Matt Wilson Announces Retirement

Sun 5 Aug 2012

Matthew Wilson has announced that he will retire from racing next month. The Victorian will make his final race appearance at Vattenfall Cyclassics in Hamburg. Wilson is poised to join ORICA-GreenEDGE as a Sports Director in 2013.


"ORICA-GreenEDGE have offered me an amazing opportunity to pursue a career that I hope will suit me well," said Wilson. "We have been discussing this move for awhile, and I really felt now was the right time. I've started to feel that I can be of more use to my team in the car than on the bike. When you realise that, it's time to stop."


Wilson will join the team at the Vuelta a España to begin to learn more about the various responsibilities associated with his new role.


"Originally, it was planned that I would ride the entire season, but due to a variety of circumstances, we moved things up slightly," noted Wilson. "Hamburg should be a good last race. It's a one-day race I've always enjoyed, and it allows me to meet up with the team in Spain to begin to get a feel for my new role."


The 35-year-old career domestique said his body has begun to protest the rigors of racing.


"My body just isn't as strong as it used to be," he explained. "I find myself getting sick and injured more often. Getting back to top condition has become harder and harder. I got to the point where I had to start thinking about my future and what my body would be like if I kept pushing it the way I have been.
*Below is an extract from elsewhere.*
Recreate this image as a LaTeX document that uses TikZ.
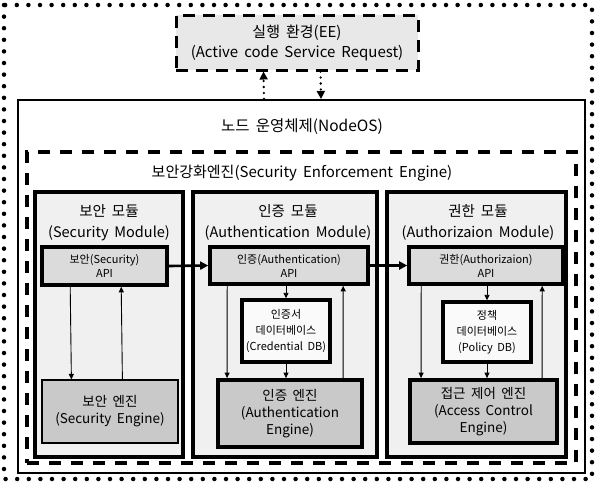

I've never been a rider with huge natural ability, so if I'm not 100%, I suffer badly."


The former Australian National Road Champion calls his road title one of two personal highlights over his 12 years in the professional peloton.


"Winning the Australian National Championships in 2004 and the Jayco Herald Sun Tour in 2007 are the two wins that stand out for me the most," Wilson said. "But so many other wins that I've been involved in like Baden Cooke's green jersey in the Tour in '03, various Grand Tour stage wins, Simon Gerrans' Sun Tour and this year's Milan San-Remo all stand out. I never saw myself as an individual rider. I knew I never had the talent to be a consistent winner, but I could give a lot to the team in pursuit of these goals."


"The start of my first Tour de France was huge," added Wilson. "It was a massive moment. I had dreamed about the Tour de France ever since I was a little kid. I never really believed I would get there so it was a hugely emotional moment to arrive on the start line of my first Tour."


Wilson believe the sport of professional cycling has undergone significant changes throughout his professional career.


"The peloton has become a lot more dangerous over the past ten years," he said. "It's not that it wasn't dangerous before, of course, but riders in this new generation don't feel the same restraints of tradition and respect that I began my career with. That's fine, though. Everything has to evolve. For me, I think it has become a young man's sport."


Ready to leave behind racing to the 'new generation', Wilson never considered leaving the sport.


My passion for cycling extends far beyond my personal involvement," explained Wilson. "If I'm not training or racing, I'm watching cycling on television or reading about it on the Internet. I am especially passionate about Australian cycling. It's a dream come true to be part of an Aussie team working to develop Aussie cyclists. I'm really looking forward to this next chapter of my career with ORICA-GreenEDGE."